__What is being asked__
The lines from the top of the material below through the line containing "0.005, 0.002, 0.006];" are to be printed exactly, with pictures omitted.

__Available data__
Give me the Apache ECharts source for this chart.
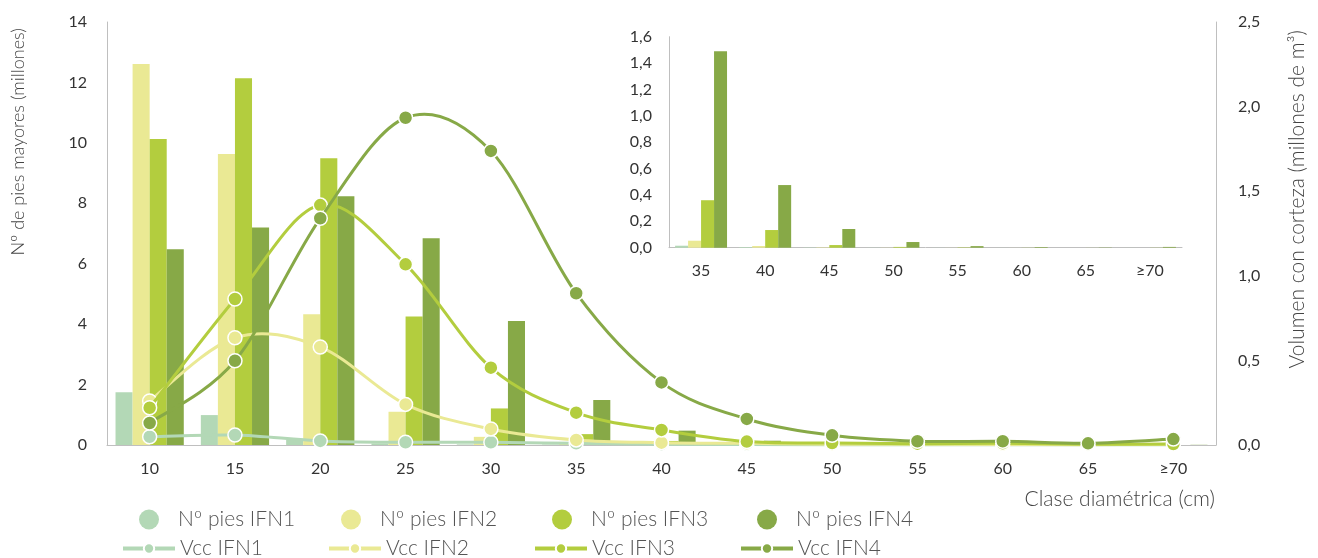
<!DOCTYPE html>
<html>
<head>
<meta charset="utf-8">
<script src="https://cdn.jsdelivr.net/npm/echarts@6/dist/echarts.min.js"></script>
<style>
html,body{margin:0;padding:0;background:#fff;}
#c{width:1318px;height:558px;}
</style>
</head>
<body>
<div id="c"></div>
<script>
// ---- Data ----
const categories = ['10','15','20','25','30','35','40','45','50','55','60','65','≥70'];
const insetStart = 5; // inset shows classes 35 .. ≥70
const leftTicks = [0, 14, 2];   // min, max, interval (millones de pies)
const rightTicks = [0, 2.5, 0.5]; // min, max, interval (millones de m3)
const insetTicks = [0, 1.6, 0.2];

const piesIFN1 = [1.75, 0.99, 0.17, 0.05, 0.02, 0.015, 0.005, 0.002, 0.001, 0.0005, 0.0003, 0.0002, 0.0003];
const piesIFN2 = [12.61, 9.63, 4.33, 1.10, 0.27, 0.053, 0.013, 0.003, 0.001, 0.0005, 0.0003, 0.0002, 0.0002];
const piesIFN3 = [10.13, 12.14, 9.49, 4.25, 1.21, 0.36, 0.134, 0.02, 0.006, 0.003, 0.001, 0.0005, 0.001];
const piesIFN4 = [6.48, 7.20, 8.23, 6.84, 4.10, 1.49, 0.475, 0.142, 0.043, 0.012, 0.005, 0.002, 0.006];

const vccIFN1 = [0.049, 0.059, 0.024, 0.016, 0.016, 0.010, 0.005, 0.003, 0.002, 0.001, 0.001, 0.001, 0.001];
const vccIFN2 = [0.26, 0.634, 0.579, 0.24, 0.095, 0.030, 0.014, 0.010, 0.005, 0.004, 0.003, 0.002, 0.003];
const vccIFN3 = [0.22, 0.863, 1.418, 1.068, 0.457, 0.191, 0.089, 0.020, 0.012, 0.008, 0.010, 0.004, 0.006];
const vccIFN4 = [0.13, 0.498, 1.34, 1.934, 1.738, 0.897, 0.37, 0.154, 0.057, 0.022, 0.022, 0.010, 0.035];

const piesNames = ['Nº pies IFN1', 'Nº pies IFN2', 'Nº pies IFN3', 'Nº pies IFN4'];
const vccNames = ['Vcc IFN1', 'Vcc IFN2', 'Vcc IFN3', 'Vcc IFN4'];
const leftTitle = 'Nº de pies mayores (millones)';
const rightTitle = 'Volumen con corteza (millones de m³)';
const xTitle = 'Clase diamétrica (cm)';

// ---- Style ----
const colors = ['#B3D8B6', '#EAE994', '#B3CD3E', '#87A947'];
const FONT = 'Lato';
const labelColor = '#333';
const axisGray = '#BFBFBF';
const comma = v => v.toFixed(1).replace('.', ',');

const piesData = [piesIFN1, piesIFN2, piesIFN3, piesIFN4];
const vccData = [vccIFN1, vccIFN2, vccIFN3, vccIFN4];

// Spreadsheet-style smoothed segment between point i and i+1 (Catmull-Rom, tension 1/6),
// computed from the data values through the chart's own coordinate system.
function curveRenderer(d, color) {
  return function (params, api) {
    const i = params.dataIndex;
    const n = d.length;
    if (i >= n - 1) return null;
    const P = j => { const k = Math.max(0, Math.min(n - 1, j)); return api.coord([k, d[k]]); };
    const p0 = P(i - 1), p1 = P(i), p2 = P(i + 1), p3 = P(i + 2);
    const t = 1 / 6;
    return {
      type: 'bezierCurve',
      shape: {
        x1: p1[0], y1: p1[1], x2: p2[0], y2: p2[1],
        cpx1: p1[0] + (p2[0] - p0[0]) * t, cpy1: p1[1] + (p2[1] - p0[1]) * t,
        cpx2: p2[0] - (p3[0] - p1[0]) * t, cpy2: p2[1] - (p3[1] - p1[1]) * t
      },
      style: { stroke: color, lineWidth: 3, fill: null, lineCap: 'round' }
    };
  };
}

const series = [];
piesData.forEach((d, i) => {
  series.push({
    name: piesNames[i], type: 'bar', xAxisIndex: 0, yAxisIndex: 0,
    data: d, barGap: '0%', barCategoryGap: '20%',
    itemStyle: { color: colors[i] }, z: 2
  });
});
piesData.forEach((d, i) => {
  series.push({
    name: piesNames[i], type: 'bar', xAxisIndex: 1, yAxisIndex: 2,
    data: d.slice(insetStart), barGap: '0%', barCategoryGap: '19%',
    itemStyle: { color: colors[i] }, z: 2
  });
});
vccData.forEach((d, i) => {
  series.push({
    name: vccNames[i] + ' curva', type: 'custom', xAxisIndex: 0, yAxisIndex: 1,
    data: d.map((v, k) => [k, v]), encode: { x: 0, y: 1 },
    renderItem: curveRenderer(d, colors[i]), z: 3 + i, silent: true
  });
  series.push({
    name: vccNames[i], type: 'line', xAxisIndex: 0, yAxisIndex: 1,
    data: d, symbol: 'circle', symbolSize: 14,
    lineStyle: { color: colors[i], width: 0 },
    itemStyle: { color: colors[i], borderColor: '#fff', borderWidth: 1.5 },
    z: 3 + i
  });
});

// ---- Legends (one per item to place them like the reference) ----
const legends = [];
const row1X = [139, 341, 552, 757];
const row2X = [121, 327, 533, 739];
piesNames.forEach((n, i) => {
  legends.push({
    data: [n], left: row1X[i], top: 509, padding: 0, icon: 'circle',
    itemWidth: 20, itemHeight: 20, selectedMode: false,
    textStyle: { fontFamily: FONT, fontWeight: 300, fontSize: 21, color: '#555', padding: [0, 0, 0, 14] }
  });
});
vccNames.forEach((n, i) => {
  legends.push({
    data: [n], left: row2X[i], top: 538, padding: 0,
    itemWidth: 52, itemHeight: 13, selectedMode: false,
    lineStyle: { width: 4, color: colors[i] },
    textStyle: { fontFamily: FONT, fontWeight: 300, fontSize: 21, color: '#555' }
  });
});

const axLabel = { fontFamily: FONT, fontSize: 16, color: labelColor };

const option = {
  animation: false,
  backgroundColor: '#fff',
  grid: [
    { left: 107, right: 102, top: 22, bottom: 113 },
    { left: 669, top: 36.7, width: 513, height: 211 }
  ],
  xAxis: [
    { type: 'category', gridIndex: 0, data: categories,
      axisLine: { show: true, lineStyle: { color: axisGray, width: 1 } },
      axisTick: { show: false },
      axisLabel: Object.assign({ margin: 16 }, axLabel) },
    { type: 'category', gridIndex: 1, data: categories.slice(insetStart),
      axisLine: { show: true, lineStyle: { color: axisGray, width: 1 } },
      axisTick: { show: false },
      axisLabel: Object.assign({ margin: 15 }, axLabel) }
  ],
  yAxis: [
    { type: 'value', gridIndex: 0, min: leftTicks[0], max: leftTicks[1], interval: leftTicks[2],
      axisLine: { show: true, lineStyle: { color: axisGray } }, axisTick: { show: false },
      splitLine: { show: false },
      axisLabel: Object.assign({ margin: 20 }, axLabel) },
    { type: 'value', gridIndex: 0, position: 'right', min: rightTicks[0], max: rightTicks[1], interval: rightTicks[2],
      axisLine: { show: true, lineStyle: { color: axisGray } }, axisTick: { show: false },
      splitLine: { show: false },
      axisLabel: Object.assign({ margin: 22, formatter: comma }, axLabel) },
    { type: 'value', gridIndex: 1, min: insetTicks[0], max: insetTicks[1], interval: insetTicks[2],
      axisLine: { show: true, lineStyle: { color: axisGray } }, axisTick: { show: false },
      splitLine: { show: false },
      axisLabel: Object.assign({ margin: 17, formatter: comma }, axLabel) }
  ],
  legend: legends,
  graphic: [
    { type: 'text', x: 18, y: 28, rotation: Math.PI / 2,
      style: { text: leftTitle, font: '300 18px ' + FONT, fill: '#444', align: 'right', verticalAlign: 'middle' } },
    { type: 'text', x: 1297, y: 30, rotation: Math.PI / 2,
      style: { text: rightTitle, font: '300 21px ' + FONT, fill: '#444', align: 'right', verticalAlign: 'middle' } },
    { type: 'text', x: 1215, y: 499,
      style: { text: xTitle, font: '300 21px ' + FONT, fill: '#444', align: 'right', verticalAlign: 'middle' } }
  ],
  series: series
};

const chart = echarts.init(document.getElementById('c'), null, { renderer: 'canvas' });
chart.setOption(option);
</script>
</body>
</html>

__Task answer__
Give me the Apache ECharts source for this chart.
<!DOCTYPE html>
<html>
<head>
<meta charset="utf-8">
<script src="https://cdn.jsdelivr.net/npm/echarts@6/dist/echarts.min.js"></script>
<style>
html,body{margin:0;padding:0;background:#fff;}
#c{width:1318px;height:558px;}
</style>
</head>
<body>
<div id="c"></div>
<script>
// ---- Data ----
const categories = ['10','15','20','25','30','35','40','45','50','55','60','65','≥70'];
const insetStart = 5; // inset shows classes 35 .. ≥70
const leftTicks = [0, 14, 2];   // min, max, interval (millones de pies)
const rightTicks = [0, 2.5, 0.5]; // min, max, interval (millones de m3)
const insetTicks = [0, 1.6, 0.2];

const piesIFN1 = [1.75, 0.99, 0.17, 0.05, 0.02, 0.015, 0.005, 0.002, 0.001, 0.0005, 0.0003, 0.0002, 0.0003];
const piesIFN2 = [12.61, 9.63, 4.33, 1.10, 0.27, 0.053, 0.013, 0.003, 0.001, 0.0005, 0.0003, 0.0002, 0.0002];
const piesIFN3 = [10.13, 12.14, 9.49, 4.25, 1.21, 0.36, 0.134, 0.02, 0.006, 0.003, 0.001, 0.0005, 0.001];
const piesIFN4 = [6.48, 7.20, 8.23, 6.84, 4.10, 1.49, 0.475, 0.142, 0.043, 0.012, 0.005, 0.002, 0.006];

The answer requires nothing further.